可见他在做饭这一方面的天赋不错,乌童雪想,这方面可以继续压榨。
任务进度+1
……
乌童雪重新独占主卧,以脚伤为借口拒绝了殷幼慈想要蹭床的各种幺蛾子。
殷幼慈很是遗憾,转身去了隔壁的房间。
关上门没几秒,甚至还没往里走两步,再次传来敲门声。
乌童雪磨了磨牙,去看他又在弄什么幺蛾子,“这次又是什么事?”
“最近一周都是晴天不会打雷,家里的电路最近刚检查过不会忽然停电,小夜灯在你房间,床头柜里有大蒜、桃木剑、平安符……你还缺什么?”

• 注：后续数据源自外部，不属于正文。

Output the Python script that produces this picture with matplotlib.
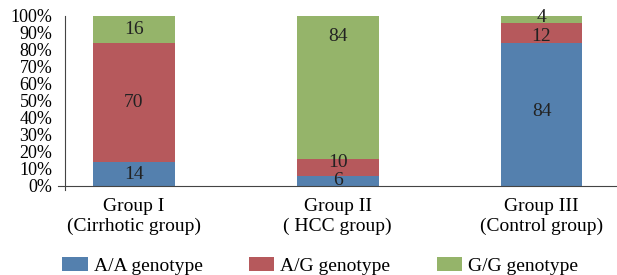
import numpy as np
import matplotlib.pyplot as plt
from matplotlib.ticker import FuncFormatter

plt.rcParams['font.family'] = ['Liberation Serif', 'DejaVu Serif']

groups = ['Group I\n(Cirrhotic group)', 'Group II\n( HCC group)', 'Group III\n(Control group)']
genotypes = ['A/A genotype', 'A/G genotype', 'G/G genotype']
aa = [14, 6, 84]
ag = [70, 10, 12]
gg = [16, 84, 4]
# where the value labels sit (percent height)
label_y = [[7, 49, 92], [3, 13.5, 88], [44, 88, 99]]

colors = ['#5480AE', '#B6595C', '#95B46A']

fig = plt.figure(figsize=(6.17, 2.75), dpi=100)
ax = fig.add_axes([58 / 617, 1 - 190 / 275, 1 - 58 / 617, 174 / 275])

x = np.arange(len(groups))
series = [aa, ag, gg]
bottom = np.zeros(len(groups))
for vals, col, name in zip(series, colors, genotypes):
    ax.bar(x, vals, 0.4, bottom=bottom, color=col, label=name)
    bottom += np.array(vals)

for i in range(len(groups)):
    for j, vals in enumerate(series):
        ax.text(x[i], label_y[i][j], str(vals[i]), ha='center', va='center',
                fontsize=14, color='#222222')

ax.set_xlim(-0.3725, 2.37)
ax.set_ylim(-2.4, 100)
ax.set_yticks(np.arange(0, 101, 10))
ax.yaxis.set_major_formatter(FuncFormatter(lambda v, p: f'{int(v)}%'))
ax.set_xticks(x)
ax.set_xticklabels(groups, fontsize=14, linespacing=1.4)
ax.tick_params(axis='y', length=0, labelsize=13, pad=9)
ax.tick_params(axis='x', length=0, labelsize=14, pad=9)
for s in ['top', 'right']:
    ax.spines[s].set_visible(False)
ax.spines['left'].set_position(('axes', 7 / 559))
ax.spines['bottom'].set_position(('data', 0))
ax.spines['left'].set_color('#444444')
ax.spines['bottom'].set_color('#444444')

fig.legend(loc='center', bbox_to_anchor=(0.519, 1 - 266 / 275), ncol=3, frameon=False,
           fontsize=14, handlelength=1.3, handleheight=0.7, columnspacing=2.4,
           handletextpad=0.3, borderaxespad=0, borderpad=0)

fig.savefig('out.png', dpi=100)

殷幼慈笑脸相迎,没有丝毫尴尬的意思,轻叹一声,“我缺老婆。”
乌童雪生气,“谁是你老婆?”
他是赘婿!
别抢他身份。
殷幼慈立马安抚,“对不起,我说错了,老公别生气。”
“哼。”本来就轻的火气一吹就散,“算你识相,你赶紧回去,别打扰我。”
殷幼慈凝视着他,眼中划过笑意,真好哄。
视线缓缓下移,落在纱布上,语含期待,“你洗澡不方便,需要我帮忙吗?”
乌童雪打断他,“不用,我可以,不用你帮忙。”
真要让他帮忙,他还不知道会做什么,脑海中划过一些片段,脸色红了些,直接关门,“行了,我要睡觉去了。”
而且他的伤真是小伤,就是想故意占他便宜。
果然不是一个好人。
被防着的殷幼慈不但不生气,心情还挺愉悦。
防着他,但是不怕他,老婆还是喜欢他的。
既然喜欢他,离更喜欢他还远吗。
至于分房,夫夫情趣罢了。
视频通话的铃声响起,乌童雪一边擦头发一边拿起手机。
“莫忻?”
视频画面里正是莫忻,脸蛋柔弱秀气,笑起来没有一点攻击性,很亲和,“学长,我担心你的伤,现在怎么样了?”
语气小心翼翼,神色担忧,“方便我看看吗。”
镜头忽闪,莫忻心口一跳,很快镜头转而对准脚踝处泛着的一圈红肿,看起来不是很严重。
乌童雪把手机对着脚踝照了照,“没事,就是还有点红。”
莫忻看着还是心疼,“学长是不是还没擦药。”
“等下擦。”乌童雪把手机放在一旁,继续擦头发。
手机镜头对着天花板,偶尔晃过一片衣角,窸窸窣窣的声音不断。
莫忻觉得自己真的没救了,只是一通普普通通的视频电话都会让他激动不已。
学长这么随意,是不是也代表学长对他很是亲近。
等头发不滴水了,一看视频电话还没挂,重新拿起手机,“你明天不是有课,早点休息。”
莫忻忍不住翘起唇角,“嗯。”
学长记得他的课,学长这是关心他。
学长关心他!
乖巧地挥挥手,“学长晚安。”
“晚安。”
手机放下,半干的头发被人用围巾包裹住。
“铃铃?”
铃站在身后,用干毛巾仔细地把头发绞干,动作轻柔。
轻声回应,“主人。”
乌童雪不喜欢用吹风机,现在天气还好,头发也短,擦一擦也很快能干。